Some Christians, like a man named Callistus, lived this “radical” life through social activism. Callistus, who had grown up a slave, organized “Life Watches” in the areas where babies were left to die so that they could be rescued and adopted by Christian families. Others, like Bishop Basil of Caeserea, were active in politics. He was one of the main voices pushing to ban infanticide, eventually convincing the Christian Emperor Valentinian to outlaw it. While Emperor Constantine’s efforts to support vulnerable children and families through financial support (after his conversion to Christianity) certainly made things better, Valentinian’s decree was a huge leap forward for Rome, and a far cry from the days when children had no protections and no safety net outside of the Church.
In less than a century, infanticide went from common and accepted social practice to punishable by law in ancient Rome.
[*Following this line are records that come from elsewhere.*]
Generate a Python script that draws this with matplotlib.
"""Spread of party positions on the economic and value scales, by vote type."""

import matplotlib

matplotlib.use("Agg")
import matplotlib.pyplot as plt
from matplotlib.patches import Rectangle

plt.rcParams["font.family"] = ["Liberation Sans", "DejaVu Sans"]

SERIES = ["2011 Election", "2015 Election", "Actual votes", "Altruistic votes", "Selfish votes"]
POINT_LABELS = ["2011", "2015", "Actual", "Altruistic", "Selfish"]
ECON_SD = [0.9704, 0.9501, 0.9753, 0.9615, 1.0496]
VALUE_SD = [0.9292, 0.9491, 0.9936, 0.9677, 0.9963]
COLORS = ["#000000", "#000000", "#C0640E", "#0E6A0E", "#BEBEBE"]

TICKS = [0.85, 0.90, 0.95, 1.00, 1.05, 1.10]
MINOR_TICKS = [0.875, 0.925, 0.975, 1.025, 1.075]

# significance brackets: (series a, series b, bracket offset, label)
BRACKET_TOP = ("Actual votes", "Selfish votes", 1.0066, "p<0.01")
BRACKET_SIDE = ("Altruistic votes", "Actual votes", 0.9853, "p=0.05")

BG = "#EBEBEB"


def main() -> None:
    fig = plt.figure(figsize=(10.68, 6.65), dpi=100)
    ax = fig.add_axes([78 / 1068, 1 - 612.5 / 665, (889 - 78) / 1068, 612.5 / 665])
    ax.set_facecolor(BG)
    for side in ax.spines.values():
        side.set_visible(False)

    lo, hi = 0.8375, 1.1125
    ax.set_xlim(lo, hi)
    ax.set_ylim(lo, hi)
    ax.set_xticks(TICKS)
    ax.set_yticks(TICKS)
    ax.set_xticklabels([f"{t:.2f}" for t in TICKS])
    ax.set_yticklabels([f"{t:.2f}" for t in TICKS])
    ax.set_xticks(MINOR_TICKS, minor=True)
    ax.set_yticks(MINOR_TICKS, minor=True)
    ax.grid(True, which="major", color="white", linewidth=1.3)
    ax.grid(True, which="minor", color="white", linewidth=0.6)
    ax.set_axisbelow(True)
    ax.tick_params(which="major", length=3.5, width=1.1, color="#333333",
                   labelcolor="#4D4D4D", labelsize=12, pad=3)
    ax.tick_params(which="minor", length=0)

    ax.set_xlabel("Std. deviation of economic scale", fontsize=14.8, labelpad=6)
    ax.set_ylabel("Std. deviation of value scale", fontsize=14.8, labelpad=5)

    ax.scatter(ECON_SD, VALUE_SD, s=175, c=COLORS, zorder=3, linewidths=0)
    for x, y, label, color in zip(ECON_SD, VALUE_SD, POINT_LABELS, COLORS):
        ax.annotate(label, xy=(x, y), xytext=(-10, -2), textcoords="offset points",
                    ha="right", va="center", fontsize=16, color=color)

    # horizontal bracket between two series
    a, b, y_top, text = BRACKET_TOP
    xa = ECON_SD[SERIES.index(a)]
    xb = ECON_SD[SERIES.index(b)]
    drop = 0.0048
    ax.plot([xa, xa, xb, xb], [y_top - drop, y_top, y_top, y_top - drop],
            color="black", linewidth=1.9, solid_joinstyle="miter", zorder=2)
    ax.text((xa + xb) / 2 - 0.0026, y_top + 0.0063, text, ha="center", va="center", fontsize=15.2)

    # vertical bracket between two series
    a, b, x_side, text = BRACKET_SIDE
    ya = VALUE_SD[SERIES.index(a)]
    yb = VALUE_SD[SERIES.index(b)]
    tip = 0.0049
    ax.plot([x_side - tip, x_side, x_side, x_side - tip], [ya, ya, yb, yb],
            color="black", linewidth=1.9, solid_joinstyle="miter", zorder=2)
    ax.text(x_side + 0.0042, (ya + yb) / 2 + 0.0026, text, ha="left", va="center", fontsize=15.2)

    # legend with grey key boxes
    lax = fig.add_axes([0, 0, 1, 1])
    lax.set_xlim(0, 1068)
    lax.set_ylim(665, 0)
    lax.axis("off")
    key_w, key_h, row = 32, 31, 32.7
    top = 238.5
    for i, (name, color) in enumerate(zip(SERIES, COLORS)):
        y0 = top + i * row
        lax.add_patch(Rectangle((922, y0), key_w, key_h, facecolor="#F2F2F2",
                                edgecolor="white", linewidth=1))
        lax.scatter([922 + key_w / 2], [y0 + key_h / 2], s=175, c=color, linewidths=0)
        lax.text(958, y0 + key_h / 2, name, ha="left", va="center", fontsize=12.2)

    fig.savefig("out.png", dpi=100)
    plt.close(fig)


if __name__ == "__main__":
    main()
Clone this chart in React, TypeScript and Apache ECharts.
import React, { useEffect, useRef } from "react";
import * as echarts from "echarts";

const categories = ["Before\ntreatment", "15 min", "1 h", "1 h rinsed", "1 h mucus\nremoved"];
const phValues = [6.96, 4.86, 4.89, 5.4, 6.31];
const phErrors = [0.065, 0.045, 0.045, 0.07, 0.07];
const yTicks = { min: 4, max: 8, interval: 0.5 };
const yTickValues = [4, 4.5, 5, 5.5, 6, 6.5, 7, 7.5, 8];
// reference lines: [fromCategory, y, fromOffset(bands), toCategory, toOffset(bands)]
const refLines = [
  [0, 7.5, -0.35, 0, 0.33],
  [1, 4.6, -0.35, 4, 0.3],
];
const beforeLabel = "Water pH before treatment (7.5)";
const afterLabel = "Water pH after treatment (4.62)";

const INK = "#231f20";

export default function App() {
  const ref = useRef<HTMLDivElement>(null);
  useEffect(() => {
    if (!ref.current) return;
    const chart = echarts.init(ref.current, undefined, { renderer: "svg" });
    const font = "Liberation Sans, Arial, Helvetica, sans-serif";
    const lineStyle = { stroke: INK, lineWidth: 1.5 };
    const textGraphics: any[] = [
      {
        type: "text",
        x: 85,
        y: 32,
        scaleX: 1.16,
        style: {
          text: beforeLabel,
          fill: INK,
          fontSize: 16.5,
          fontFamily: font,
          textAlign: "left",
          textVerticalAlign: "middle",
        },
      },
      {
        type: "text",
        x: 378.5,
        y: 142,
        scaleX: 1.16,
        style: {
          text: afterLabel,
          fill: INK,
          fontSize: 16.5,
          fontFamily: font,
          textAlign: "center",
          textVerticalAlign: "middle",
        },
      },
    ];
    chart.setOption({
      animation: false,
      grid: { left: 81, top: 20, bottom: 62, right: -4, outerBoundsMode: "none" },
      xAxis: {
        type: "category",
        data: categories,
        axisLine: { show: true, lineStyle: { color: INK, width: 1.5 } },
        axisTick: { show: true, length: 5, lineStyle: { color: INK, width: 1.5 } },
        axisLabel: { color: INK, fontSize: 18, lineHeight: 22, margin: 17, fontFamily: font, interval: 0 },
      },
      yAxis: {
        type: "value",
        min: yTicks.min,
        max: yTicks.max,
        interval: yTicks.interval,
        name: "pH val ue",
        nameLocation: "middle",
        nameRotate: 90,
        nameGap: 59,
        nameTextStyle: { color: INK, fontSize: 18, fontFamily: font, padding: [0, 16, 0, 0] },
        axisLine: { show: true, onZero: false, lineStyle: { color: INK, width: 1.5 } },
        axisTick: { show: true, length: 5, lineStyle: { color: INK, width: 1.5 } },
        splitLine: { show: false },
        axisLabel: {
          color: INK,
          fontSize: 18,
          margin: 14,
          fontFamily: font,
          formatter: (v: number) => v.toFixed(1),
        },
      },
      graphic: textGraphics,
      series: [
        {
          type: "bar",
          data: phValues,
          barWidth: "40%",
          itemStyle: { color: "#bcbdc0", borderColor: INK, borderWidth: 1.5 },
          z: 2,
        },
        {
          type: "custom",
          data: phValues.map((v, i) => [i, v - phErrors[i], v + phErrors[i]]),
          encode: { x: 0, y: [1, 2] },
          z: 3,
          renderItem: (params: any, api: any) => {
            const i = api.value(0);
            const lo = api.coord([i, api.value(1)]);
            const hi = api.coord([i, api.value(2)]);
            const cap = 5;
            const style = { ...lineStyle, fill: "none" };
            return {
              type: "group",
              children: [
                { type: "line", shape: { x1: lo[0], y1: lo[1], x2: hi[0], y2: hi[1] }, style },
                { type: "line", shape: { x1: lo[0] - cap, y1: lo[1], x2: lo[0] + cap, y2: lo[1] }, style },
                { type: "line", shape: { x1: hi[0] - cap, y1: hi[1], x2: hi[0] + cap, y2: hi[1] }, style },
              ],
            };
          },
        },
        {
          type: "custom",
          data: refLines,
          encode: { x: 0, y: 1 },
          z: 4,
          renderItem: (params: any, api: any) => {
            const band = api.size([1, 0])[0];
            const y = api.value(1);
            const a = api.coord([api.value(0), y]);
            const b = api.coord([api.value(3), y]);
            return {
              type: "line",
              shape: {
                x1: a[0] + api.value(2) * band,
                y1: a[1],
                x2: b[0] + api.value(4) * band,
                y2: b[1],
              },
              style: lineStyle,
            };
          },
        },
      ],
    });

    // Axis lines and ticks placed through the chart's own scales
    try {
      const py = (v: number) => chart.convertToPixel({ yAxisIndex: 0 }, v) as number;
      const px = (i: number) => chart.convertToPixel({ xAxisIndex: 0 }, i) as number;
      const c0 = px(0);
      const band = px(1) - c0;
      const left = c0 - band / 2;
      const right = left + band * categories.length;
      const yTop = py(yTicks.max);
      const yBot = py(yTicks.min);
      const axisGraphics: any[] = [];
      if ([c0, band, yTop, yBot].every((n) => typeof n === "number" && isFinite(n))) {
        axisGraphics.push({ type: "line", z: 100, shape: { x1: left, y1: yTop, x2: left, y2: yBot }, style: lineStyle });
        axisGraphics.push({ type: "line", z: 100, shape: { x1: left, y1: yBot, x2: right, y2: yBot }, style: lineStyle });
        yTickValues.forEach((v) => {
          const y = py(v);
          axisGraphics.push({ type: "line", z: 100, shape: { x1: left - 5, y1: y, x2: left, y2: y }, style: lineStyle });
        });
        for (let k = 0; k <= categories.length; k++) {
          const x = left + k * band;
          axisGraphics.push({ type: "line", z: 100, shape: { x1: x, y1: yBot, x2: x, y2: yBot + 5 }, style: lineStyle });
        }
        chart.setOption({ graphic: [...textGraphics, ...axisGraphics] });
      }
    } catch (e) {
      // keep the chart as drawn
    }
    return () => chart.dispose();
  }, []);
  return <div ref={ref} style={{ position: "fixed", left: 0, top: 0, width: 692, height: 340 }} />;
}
Much of this is owed to the efforts of early Christians, whose “radical” practices saved countless lives.
Every child on earth today is just as fearfully and wonderfully made as those children God created in ancient Rome. And the need for countercultural voices persists. With millions of children in orphanages, millions of children living in abject poverty, and millions of children being “terminated” before they take their first breath, Christians need to be speaking and acting and fighting harder than ever before. What would it look like today if more of the Church was socially and politically active in fighting for the rights of vulnerable children and families? What would it look like if you were?
Radical action can create radical transformations, and the life we’re called to is nothing less than radical.